Keeping medical records
When two area doctors recently closed their practice without notice, it not only left their patients in need of a new physician, but also of their personal medical information.
When The Heart Center of Eastern North Carolina closed its doors earlier this month, patients learned of the closing either a few days prior to scheduled appointments or received letters after the Jacksonville office doors were already locked and the furniture was moved out.
Last week, the N.C. Medical Board ordered the summary suspension of the license of Dr. Michael Allen Gray, who operated the now-closed Carteret Urgent Care in Morehead City, after he abandoned his practice. His patients, according to the order issued by the state medical board, were left without adequate provision for the availability or transfer of medical records without ensuring continuity of medical care.
The N.C. Medical Board states it is the responsibility of all practitioners and other parties that may be involved in departures or closings of medical practices to ensure that patients are notified of changes in the practice, sufficiently far in advance – at least 30 days – to allow other medical care to be secured.
Patients should be given information on how to reach other practitioners in the practice and, when specifically requested, be told how to contact departing practitioners. Patients should also be given information on how to obtain copies of or transfer their medical records.
By law, if a health care provider’s office closes without notifying patients, it could be considered patient abandonment, and the provider could be fined and have his or her state medical license suspended, as was the case with Gray.
North Carolina Medical Board Director of Public Affairs Jean Fisher Brinkley said it falls on the patient to file a complaint with the board when a practitioner or practitioners fail to give patients sufficient notice of changes.
Under state and federal law, doctors are required to maintain patient medical records and patients are entitled to have access to and copies of their medical records within 30 days of requesting them.
“It is expected that a doctor will give his patients fair notice; it is not up to the patients to guess how their records will be transferred,” Fisher Brinkley said. “If a practice closes abruptly and without 30-days notice, or does not give a referral to another practitioner or make arrangements for medical records to be transferred or obtained, the board can get involved when they learn about a situation, and will work to find a solution – these are all grounds to file a complaint.”
She said the most serious disciplinary action the board can take is to suspend or revoke the license of a doctor whom they determine to be in violation of the medical board’s rules.
Under state law, a patient can also file a complaint with a local district judge when a practice closes and they have been unable to get medical records.
The judge could file an order with the county sheriff’s office to open the office, allowing patients access to their records.
Fisher Brinkley recommends doing some advance homework on a potential physician, which might spare patients from having to deal with the often stressful disruption of care.
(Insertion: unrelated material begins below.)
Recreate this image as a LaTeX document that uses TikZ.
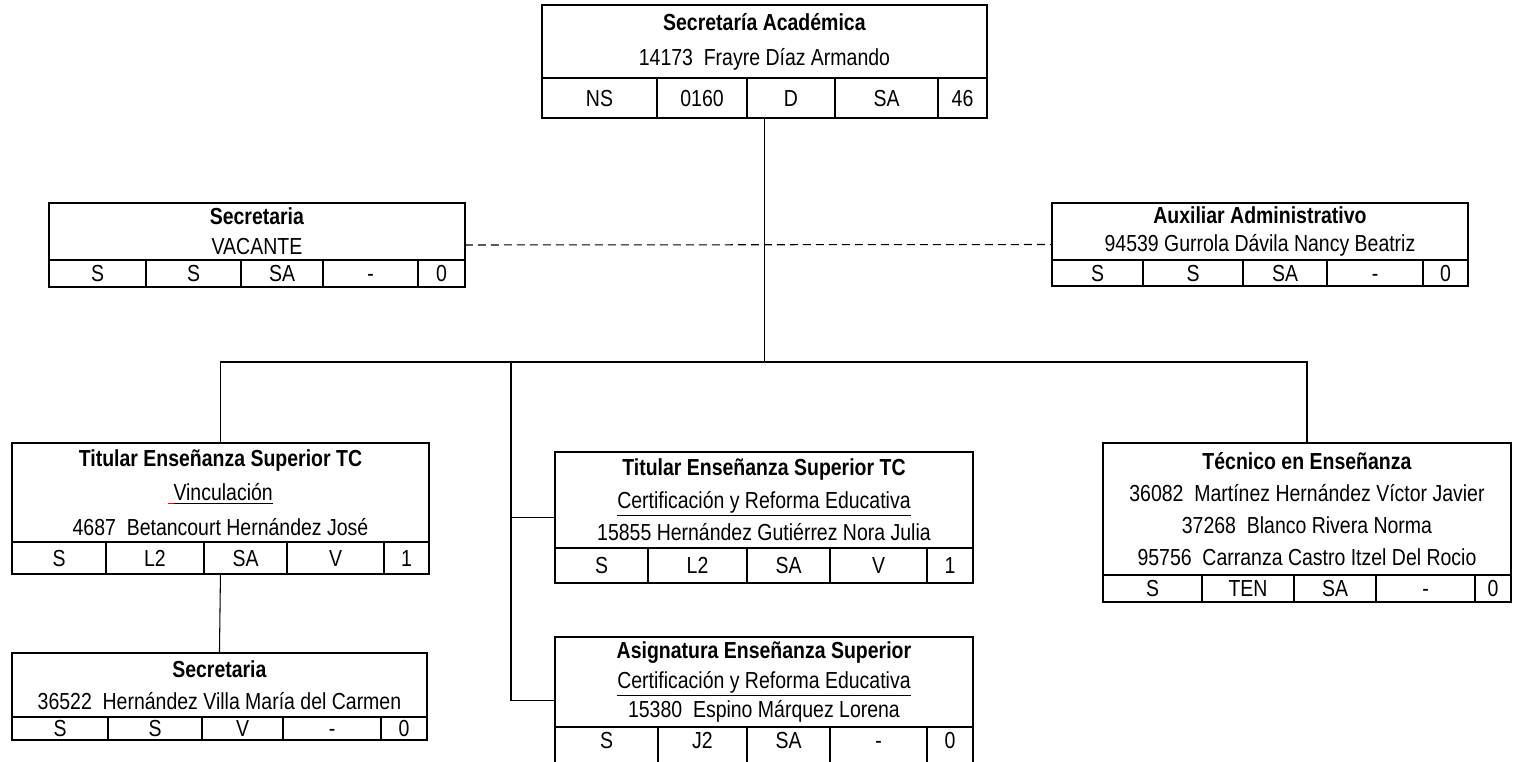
\documentclass[tikz,border=0pt]{standalone}
\usepackage{fontspec}
\setmainfont{Liberation Sans}[FakeStretch=0.84]
\usetikzlibrary{calc}

\begin{document}
\begin{tikzpicture}[x=0.02cm, y=-0.02cm,
      post/.style={draw, line width=1.1pt, inner sep=0pt, outer sep=0pt, anchor=north west, align=center},
      lead/.style={font=\fontsize{13.2}{#1}\selectfont},
      cell/.style={draw, line width=1pt, inner sep=0pt, outer sep=0pt, anchor=north west,
      font=\fontsize{13.2}{15}\selectfont, text height=0.33cm, text depth=0pt},
      link/.style={line width=0.6pt}
    ]
    \useasboundingbox (0,0) rectangle (1513,761);

    % Secretaria Academica
    \node[post, lead=20pt, minimum width=8.9cm, minimum height=1.46cm] (acad) at (542,5)
      {\textbf{Secretaría Académica}\\14173~~Frayre Díaz Armando};
    \foreach \xa/\xb/\txt [count=\i] in {542/657/NS, 657/747/0160, 747/835/D, 835/938/SA, 938/987/46}
      \node[cell, minimum width={(\xb-\xa)*0.02cm}, minimum height=0.8cm] (acad-\i) at (\xa,78) {\txt};

    % Secretaria (vacante) and Auxiliar
    \node[post, lead=17pt, minimum width=8.32cm, minimum height=1.14cm] (secl) at (49,203)
      {\textbf{Secretaria}\\VACANTE};
    \foreach \xa/\xb/\txt [count=\i] in {49/146/S, 146/241/S, 241/323/SA, 323/418/-, 418/465/0}
      \node[cell, minimum width={(\xb-\xa)*0.02cm}, minimum height=0.54cm] (secl-\i) at (\xa,260) {\txt};

    \node[post, lead=16pt, minimum width=8.32cm, minimum height=1.14cm] (aux) at (1052,203)
      {\textbf{Auxiliar Administrativo}\\94539 Gurrola Dávila Nancy Beatriz};
    \foreach \xa/\xb/\txt [count=\i] in {1052/1143/S, 1143/1243/S, 1243/1327/SA, 1327/1423/-, 1423/1468/0}
      \node[cell, minimum width={(\xb-\xa)*0.02cm}, minimum height=0.52cm] (aux-\i) at (\xa,260) {\txt};

    % Titular - Vinculacion
    \node[post, lead=19.6pt, minimum width=8.34cm, minimum height=1.98cm] (titl) at (12,443)
      {\textbf{Titular Enseñanza Superior TC}\\{\color{red}\underline{\ }}\underline{Vinculación}\\4687~~Betancourt Hernández José};
    \foreach \xa/\xb/\txt [count=\i] in {12/106/S, 106/204/L2, 204/287/SA, 287/384/V, 384/429/1}
      \node[cell, minimum width={(\xb-\xa)*0.02cm}, minimum height=0.64cm] (titl-\i) at (\xa,542) {\txt};

    \node[post, lead=18pt, minimum width=8.3cm, minimum height=1.28cm] (secb) at (12,653)
      {\textbf{Secretaria}\\36522~~Hernández Villa María del Carmen};
    \foreach \xa/\xb/\txt [count=\i] in {12/108/S, 108/202/S, 202/283/V, 283/381/-, 381/427/0}
      \node[cell, minimum width={(\xb-\xa)*0.02cm}, minimum height=0.46cm] (secb-\i) at (\xa,717) {\txt};

    % Certificacion y Reforma Educativa
    \node[post, lead=18.4pt, minimum width=8.36cm, minimum height=1.92cm] (titm) at (555,452)
      {\textbf{Titular Enseñanza Superior TC}\\\underline{Certificación y Reforma Educativa}\\15855 Hernández Gutiérrez Nora Julia};
    \foreach \xa/\xb/\txt [count=\i] in {555/648/S, 648/747/L2, 747/830/SA, 830/927/V, 927/973/1}
      \node[cell, minimum width={(\xb-\xa)*0.02cm}, minimum height=0.7cm] (titm-\i) at (\xa,548) {\txt};

    \node[post, lead=16.8pt, minimum width=8.36cm, minimum height=1.8cm] (asig) at (555,637)
      {\textbf{Asignatura Enseñanza Superior}\\\underline{Certificación y Reforma Educativa}\\15380~~Espino Márquez Lorena};
    \foreach \xa/\xb/\txt [count=\i] in {555/658/S, 658/747/J2, 747/830/SA, 830/927/-, 927/973/0}
      \node[cell, minimum width={(\xb-\xa)*0.02cm}, minimum height=0.74cm, text depth=0.2cm] (asig-\i) at (\xa,727) {\txt};

    % Tecnico en Ensenanza
    \node[post, lead=18.2pt, minimum width=8.16cm, minimum height=2.64cm] (tec) at (1103,443)
      {\textbf{Técnico en Enseñanza}\\36082~~Martínez Hernández Víctor Javier\\37268~~Blanco Rivera Norma\\95756~~Carranza Castro Itzel Del Rocio};
    \foreach \xa/\xb/\txt [count=\i] in {1103/1202/S, 1202/1294/TEN, 1294/1376/SA, 1376/1475/-, 1475/1511/0}
      \node[cell, minimum width={(\xb-\xa)*0.02cm}, minimum height=0.54cm] (tec-\i) at (\xa,575) {\txt};

    % connectors
    \coordinate (hub) at (acad.south |- 0,362);
    \coordinate (fork) at (511,362);
    \draw[link] (acad-1.south -| acad.south) -- (hub);
    \draw[link] (titl.north) -- (titl.north |- hub) -- (tec.north |- hub) -- (tec.north);
    \draw[link] (fork) |- ($(asig.north west)!0.5!(asig-1.south west)$);
    \draw[link] ($(titm.north west)!0.5!(titm-1.south west)$) -| (fork);
    \draw[link] (titl-1.south -| titl.south) -- (secb.north);
    \draw[link, dash pattern=on 0.16cm off 0.1cm] ($(secl.north east)!0.5!(secl-5.south east)$)
      -- ($(aux.north west)!0.5!(aux-1.south west)$);
  \end{tikzpicture}
\end{document}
“The first thing I would advise anyone to do is to use our Web site, www.ncmedboard.org, and look up the physician first,” Fisher Brinkley said. “They can verify the physician is licensed, get a profile, find out what hospital privileges they have, make sure their license status is current, find out if he or she has ever been disciplined for any reason, and find out if they are board certified …. It doesn’t happen often, but there are people out there who are practicing medicine without a license, and surprisingly, practicing medicine without a license is only a misdemeanor crime.”
The N.C. Medical Board can be reached by calling 919-326-1100.